TASK STATEMENT
Give the number of lines in the records below that include "this". Reply with that number alone.

PROVIDED RECORDS
--
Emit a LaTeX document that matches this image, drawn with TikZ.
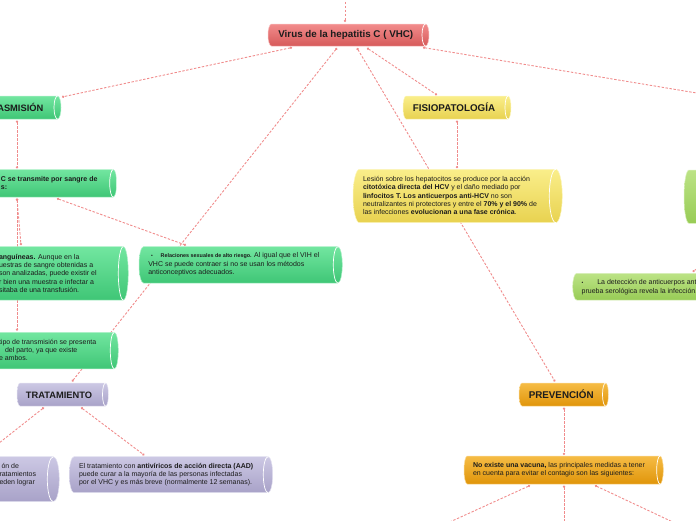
--
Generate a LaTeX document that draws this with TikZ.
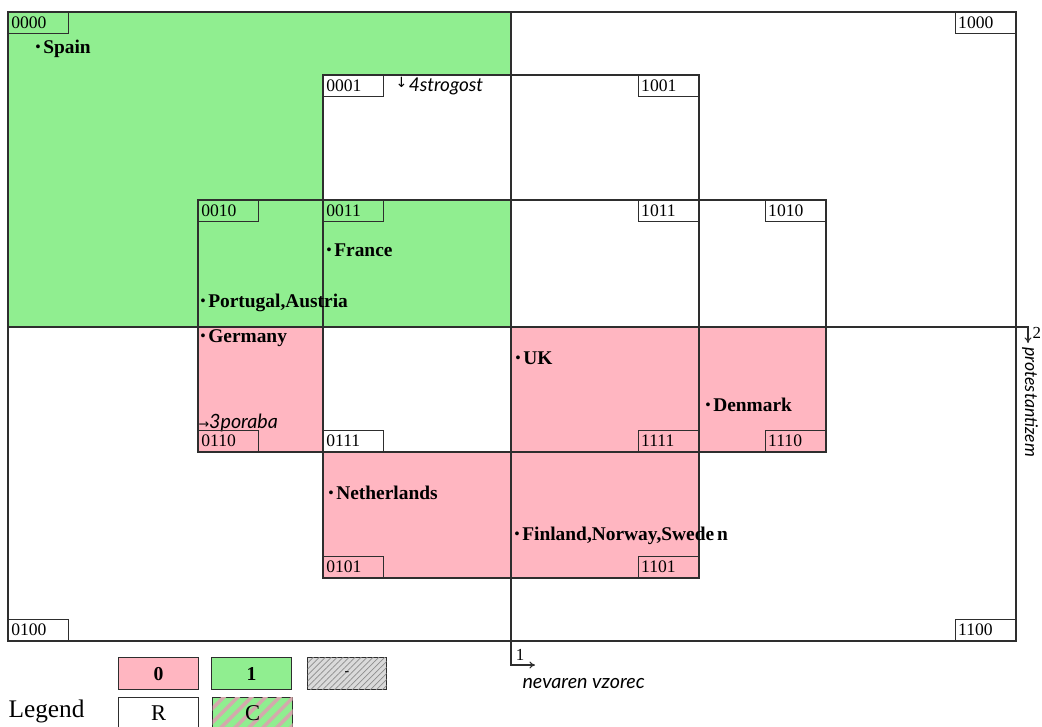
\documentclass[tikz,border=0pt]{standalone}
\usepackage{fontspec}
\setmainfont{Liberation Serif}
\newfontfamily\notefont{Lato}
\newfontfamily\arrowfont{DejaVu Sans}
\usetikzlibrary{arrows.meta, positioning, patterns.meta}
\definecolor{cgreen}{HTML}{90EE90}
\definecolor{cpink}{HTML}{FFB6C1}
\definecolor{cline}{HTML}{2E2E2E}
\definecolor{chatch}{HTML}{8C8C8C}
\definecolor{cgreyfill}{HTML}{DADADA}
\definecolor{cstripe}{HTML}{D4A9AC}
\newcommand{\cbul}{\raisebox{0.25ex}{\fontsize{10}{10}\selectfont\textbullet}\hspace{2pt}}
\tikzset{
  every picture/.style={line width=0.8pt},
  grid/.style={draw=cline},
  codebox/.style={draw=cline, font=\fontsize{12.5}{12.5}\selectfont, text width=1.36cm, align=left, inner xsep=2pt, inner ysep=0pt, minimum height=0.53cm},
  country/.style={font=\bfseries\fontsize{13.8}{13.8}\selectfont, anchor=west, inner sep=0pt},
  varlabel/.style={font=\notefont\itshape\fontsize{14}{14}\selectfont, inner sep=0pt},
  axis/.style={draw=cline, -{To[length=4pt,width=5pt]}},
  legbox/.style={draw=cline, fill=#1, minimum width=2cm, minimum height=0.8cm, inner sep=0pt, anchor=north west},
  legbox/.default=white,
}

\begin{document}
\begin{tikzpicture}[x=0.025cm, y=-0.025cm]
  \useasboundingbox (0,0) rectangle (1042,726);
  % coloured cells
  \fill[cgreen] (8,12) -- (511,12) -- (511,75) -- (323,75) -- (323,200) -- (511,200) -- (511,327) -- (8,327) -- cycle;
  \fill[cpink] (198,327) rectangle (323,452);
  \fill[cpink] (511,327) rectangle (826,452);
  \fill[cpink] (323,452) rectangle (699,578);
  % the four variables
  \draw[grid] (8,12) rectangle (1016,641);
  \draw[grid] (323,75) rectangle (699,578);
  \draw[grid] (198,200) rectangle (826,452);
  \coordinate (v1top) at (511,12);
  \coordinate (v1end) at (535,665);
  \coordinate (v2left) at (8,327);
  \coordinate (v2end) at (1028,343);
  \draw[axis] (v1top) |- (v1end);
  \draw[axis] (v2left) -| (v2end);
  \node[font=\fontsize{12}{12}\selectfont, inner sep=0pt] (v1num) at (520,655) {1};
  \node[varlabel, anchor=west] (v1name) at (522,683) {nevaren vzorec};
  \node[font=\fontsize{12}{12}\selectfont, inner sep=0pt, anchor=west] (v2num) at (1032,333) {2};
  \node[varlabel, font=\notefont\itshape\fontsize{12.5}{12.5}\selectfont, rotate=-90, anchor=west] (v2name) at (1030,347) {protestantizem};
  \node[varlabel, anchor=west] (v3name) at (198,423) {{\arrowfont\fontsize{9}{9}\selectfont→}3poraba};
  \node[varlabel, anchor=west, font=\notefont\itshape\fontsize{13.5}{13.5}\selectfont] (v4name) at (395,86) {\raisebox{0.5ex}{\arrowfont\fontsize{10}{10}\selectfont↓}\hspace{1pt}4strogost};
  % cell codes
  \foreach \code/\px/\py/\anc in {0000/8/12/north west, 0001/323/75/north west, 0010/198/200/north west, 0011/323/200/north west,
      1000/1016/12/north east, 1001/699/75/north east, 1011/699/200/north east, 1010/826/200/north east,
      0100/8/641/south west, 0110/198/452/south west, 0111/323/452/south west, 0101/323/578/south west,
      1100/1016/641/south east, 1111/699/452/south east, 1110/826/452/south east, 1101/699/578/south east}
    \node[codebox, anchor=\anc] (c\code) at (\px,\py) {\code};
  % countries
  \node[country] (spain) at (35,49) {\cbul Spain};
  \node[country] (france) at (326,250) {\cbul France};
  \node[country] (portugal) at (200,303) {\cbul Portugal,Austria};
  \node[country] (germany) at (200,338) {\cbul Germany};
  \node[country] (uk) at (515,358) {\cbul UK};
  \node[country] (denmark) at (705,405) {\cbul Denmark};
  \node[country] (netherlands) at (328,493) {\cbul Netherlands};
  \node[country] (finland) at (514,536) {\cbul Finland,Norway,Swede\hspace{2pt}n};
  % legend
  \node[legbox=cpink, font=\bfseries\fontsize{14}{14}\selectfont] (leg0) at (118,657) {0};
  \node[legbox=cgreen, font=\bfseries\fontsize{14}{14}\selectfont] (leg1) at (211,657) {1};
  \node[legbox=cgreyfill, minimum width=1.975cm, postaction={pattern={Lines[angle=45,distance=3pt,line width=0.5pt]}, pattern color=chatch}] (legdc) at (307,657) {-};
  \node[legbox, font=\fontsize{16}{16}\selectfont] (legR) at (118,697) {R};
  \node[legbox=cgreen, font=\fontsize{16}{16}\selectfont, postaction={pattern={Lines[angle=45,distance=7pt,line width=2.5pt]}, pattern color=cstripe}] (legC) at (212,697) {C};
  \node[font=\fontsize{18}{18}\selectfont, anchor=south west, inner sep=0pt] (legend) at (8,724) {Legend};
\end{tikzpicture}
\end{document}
--
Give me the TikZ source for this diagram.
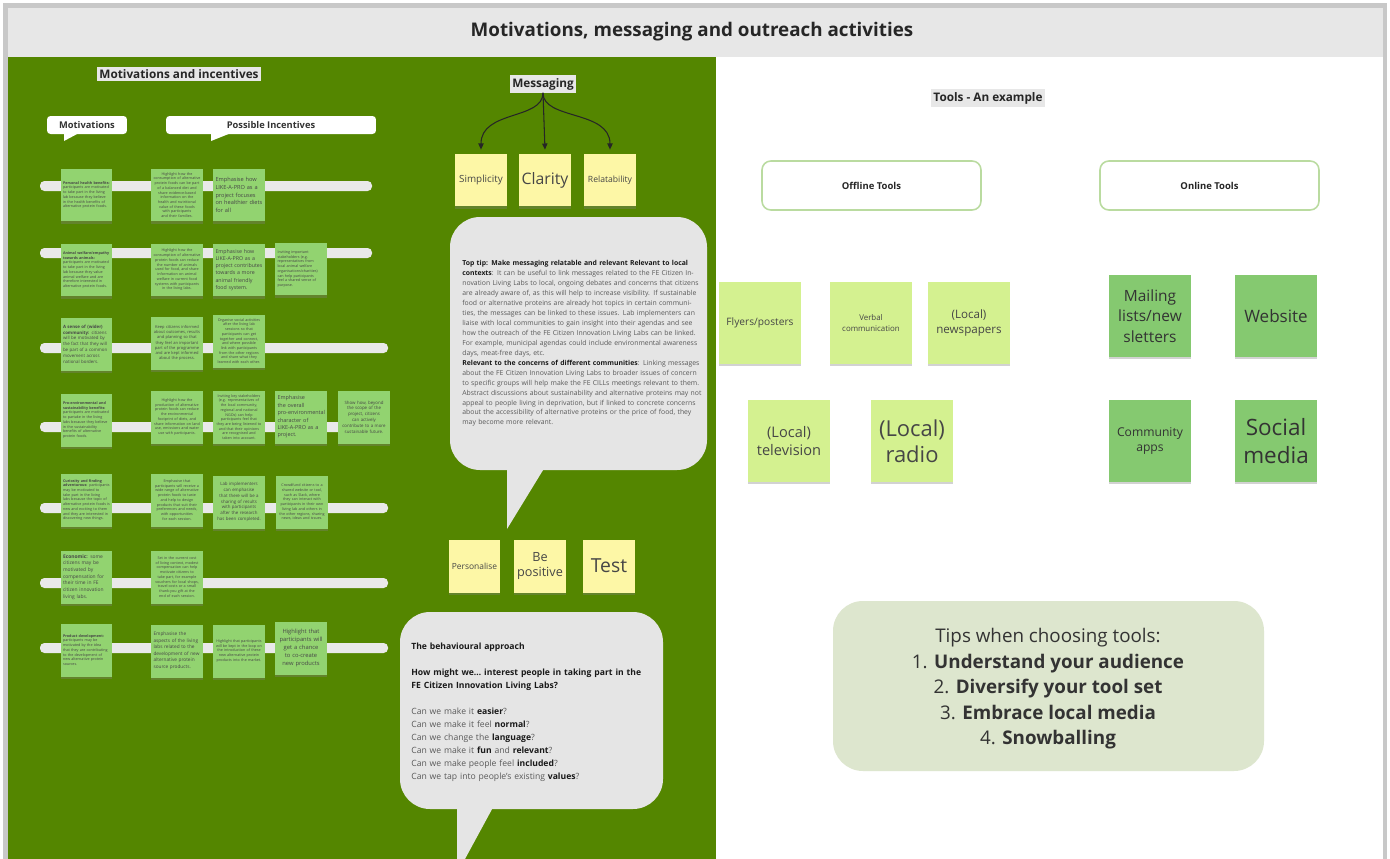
--
THE RESPONSE
3